A sa libération en 1943, Léa fut assignée à résidence à Nantes. "L'énorme surprise a été de découvrir qu'elle vivait sous son vrai nom. De la tombe de sa mère à l'immeuble où elle vivait, nous n'avons mis que 24 heures. Ces images n'ont pas été préparées, nous avons filmé nos investigations en direct. Nous avons monté l'escalier le coeur battant. Ce qui est fou, c'est que personne n'était au courant. Quand même, en 1991, Paris-Match consacre encore 7 ou 8 pages à l'affaire !" 

Décembre 1999. Au Mans, Claude Ventura et sa narratrice Pascale Thirode filment les lieux du drame, interrogent la mémoire sarthoise. Rencontrent la journaliste Paulette Houdyer, tenante farouche de l'hypothèse homosexuelle.

2000. Mais revenons à Claude Ventura, un an avant la mort de Léa. Il remonte la piste jusqu'à Nantes.
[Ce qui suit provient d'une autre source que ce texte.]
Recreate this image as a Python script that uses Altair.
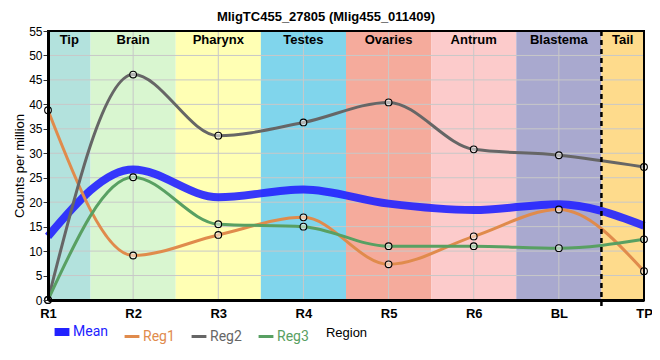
import altair as alt
import pandas as pd

# ---- data ----
regions = ["R1", "R2", "R3", "R4", "R5", "R6", "BL", "TP"]
mean_vals = [13.0, 26.7, 21.0, 22.6, 19.7, 18.4, 19.6, 15.2]
reg1_vals = [38.8, 9.1, 13.3, 16.9, 7.3, 13.0, 18.5, 5.9]
reg2_vals = [0.0, 46.1, 33.6, 36.3, 40.4, 30.8, 29.6, 27.2]
reg3_vals = [0.0, 25.1, 15.5, 15.0, 11.0, 11.0, 10.6, 12.4]

series_names = ["Mean", "Reg1", "Reg2", "Reg3"]
series_colors = ["#2222ff", "#e08b4c", "#666666", "#58a062"]

band_names = ["Tip", "Brain", "Pharynx", "Testes", "Ovaries", "Antrum", "Blastema", "Tail"]
band_start = [0, 0.5, 1.5, 2.5, 3.5, 4.5, 5.5, 6.5]
band_end = [0.5, 1.5, 2.5, 3.5, 4.5, 5.5, 6.5, 7]
band_colors = ["#b3e2dd", "#d9f6d0", "#ffffb4", "#80d5ec", "#f5ab9c", "#fccbcb", "#a9a9cf", "#fedb8c"]

y_ticks = list(range(0, 56, 5))
tail_boundary = [6.5]

W, H = 596, 269

# ---- tables ----
rows = []
for name, vals in zip(series_names, [mean_vals, reg1_vals, reg2_vals, reg3_vals]):
    for i, v in enumerate(vals):
        rows.append({"x": i, "region": regions[i], "series": name, "value": v})
df = pd.DataFrame(rows)
df_mean = df[df.series == "Mean"]
df_regs = df[df.series != "Mean"]

bands = pd.DataFrame({
    "name": band_names, "start": band_start, "end": band_end,
    "mid": [(a + b) / 2 for a, b in zip(band_start, band_end)],
})
xgrid = pd.DataFrame({"x": list(range(len(regions)))})
ygrid = pd.DataFrame({"y": y_ticks})
vline = pd.DataFrame({"x": tail_boundary})

label_expr = "[" + ",".join(f"'{r}'" for r in regions) + "][datum.value]"

xscale = alt.Scale(domain=[0, len(regions) - 1], nice=False, zero=False)
yscale = alt.Scale(domain=[0, 55], nice=False)

x_axis = alt.Axis(values=list(range(len(regions))), labelExpr=label_expr, title="Region",
                  grid=False, ticks=False, domainColor="black", domainWidth=3,
                  labelFont="Liberation Sans", labelFontSize=13, labelFontWeight="bold",
                  labelColor="black", labelPadding=7, labelFlush=False, labelOverlap=False,
                  titleFont="Liberation Sans", titleFontSize=13, titleFontWeight="normal",
                  titleColor="black", titlePadding=6, zindex=1)
y_axis = alt.Axis(values=y_ticks, title="Counts per million", grid=False,
                  domainColor="black", domainWidth=3, tickColor="#333333", tickSize=5,
                  labelFont="Liberation Sans", labelFontSize=12, labelColor="black",
                  labelPadding=1, labelOverlap=False,
                  titleFont="Liberation Sans", titleFontSize=13, titleFontWeight="normal",
                  titleColor="black", titlePadding=2, zindex=1)


def X(field):
    return alt.X(field, scale=xscale, axis=x_axis)


def Y(field):
    return alt.Y(field, scale=yscale, axis=y_axis)


band_layer = alt.Chart(bands).mark_rect().encode(
    x=X("start:Q"),
    x2="end:Q",
    y=alt.value(0), y2=alt.value(H),
    fill=alt.Fill("name:N", scale=alt.Scale(domain=band_names, range=band_colors), legend=None),
)

band_text = alt.Chart(bands).mark_text(font="Liberation Sans", fontSize=13, fontWeight="bold",
                                       color="black", baseline="middle").encode(
    x=X("mid:Q"),
    y=alt.value(9),
    text="name:N",
)

xgrid_layer = alt.Chart(xgrid).mark_rule(color="#c8c8c8", strokeWidth=1).encode(
    x=X("x:Q"), y=alt.value(0), y2=alt.value(H))
ygrid_layer = alt.Chart(ygrid).mark_rule(color="#c8c8c8", strokeWidth=1).encode(
    y=Y("y:Q"), x=alt.value(0), x2=alt.value(W))

color_enc = alt.Color("series:N", scale=alt.Scale(domain=series_names, range=series_colors),
                      legend=alt.Legend(
                          title=None, orient="none", direction="horizontal",
                          legendX=7, legendY=294, columns=4, columnPadding=10,
                          symbolType="stroke", symbolSize=220, labelOffset=4,
                          labelFont="Roboto", labelFontSize=14, padding=0,
                          labelColor={"expr": "scale('color', datum.value)"},
                          symbolStrokeWidth={"expr": "datum.value == 'Mean' ? 8 : 3"},
                          symbolOpacity=1,
                      ))

mean_line = alt.Chart(df_mean).mark_line(interpolate="monotone", strokeWidth=8,
                                         strokeCap="butt", opacity=0.9).encode(
    x=X("x:Q"),
    y=Y("value:Q"),
    color=color_enc,
)

reg_lines = alt.Chart(df_regs).mark_line(interpolate="monotone", strokeWidth=3).encode(
    x=X("x:Q"),
    y=Y("value:Q"),
    color=color_enc,
    detail="series:N",
)

reg_points = alt.Chart(df_regs).mark_point(shape="circle", filled=True, fill="white",
                                           fillOpacity=0.5, stroke="black", strokeWidth=1.1,
                                           size=45, opacity=1).encode(
    x=X("x:Q"),
    y=Y("value:Q"),
)

dash_rule = alt.Chart(vline).mark_rule(color="black", strokeWidth=2.5, strokeDash=[5, 4]).encode(
    x=X("x:Q"), y=alt.value(0), y2=alt.value(H + 8))

frame = alt.Chart(vline).mark_rect(fillOpacity=0, stroke="black", strokeWidth=2).encode(
    x=alt.value(0), x2=alt.value(W), y=alt.value(0), y2=alt.value(H))

chart = alt.layer(
    band_layer, xgrid_layer, ygrid_layer, band_text, mean_line, reg_lines, reg_points,
    dash_rule, frame,
).resolve_scale(fill="independent").properties(
    width=W, height=H,
    title=alt.TitleParams("MligTC455_27805 (Mlig455_011409)", font="Liberation Sans",
                          fontSize=13, fontWeight="bold", color="black", anchor="middle",
                          dx=-20, offset=1),
    autosize=alt.AutoSizeParams(type="none"),
    padding={"left": 40, "top": 23, "right": 8, "bottom": 50},
).configure_view(stroke=None).configure(background="white")

chart.save("out.html", embed_options={"renderer": "svg", "actions": False})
Dans un cimetière nantais, la concession funéraire de Clémence Derré, mère des deux bonnes mancelles, est régulièrement renouvelée par la cadette. "Je n'avais jamais imaginé rencontrer Léa Papin en vie, dit Claude Ventura. Si j'avais su qu'elle était vivante, je n'aurais même pas fait le film."
Quand ils frappent à la porte des voisins, ceux-ci renvoient une tout autre image de Léa que la jeune mutique du procès. Ils n'ont pas lu Paris-Match, ni Jean Genêt, ils ignorent son passé. Le réalisateur ne les décille pas. Ils parlent d'elle comme d'une femme active, que tout le monde connaît dans l'immeuble de Notre-Dame du Bon-Port, qui a refait son existence, est devenue couturière. L'image presque idéale d'une réinsertion réussie, d'une vie privée reconstruite sous son propre nom après paiement de la dette. 
Aphasique depuis la chute qui l'a contrainte à quitter son domicile, elle se trouvait dans une résidence de long séjour. Claude Ventura et Pascale Thirode s'y présentent et demandent à la voir. "Je n'ai pas voulu qu'elle voie que je la filmais, j'ai seulement filmé le fantôme avec un caméscope, sans vouloir utiliser cette image. Nous lui avons dit que nous venions de la part de ses voisins. Mais je ne lui ai pas parlé de l'affaire, j'aurais trouvé ça moche."

Au cours du montage, l'idée s'impose de clore le suspense par cette image. Muette comme lors de son procès. Mais que sait aujourd'hui Léa de l'affaire Papin ? Ce visage et ces yeux farouches ("Sitting Bull pris par les Yankees") ont traversé le siècle avec leur mystère. 

Daniel Morvan

En quête des soeurs Papin, film de Claude Ventura, 2000.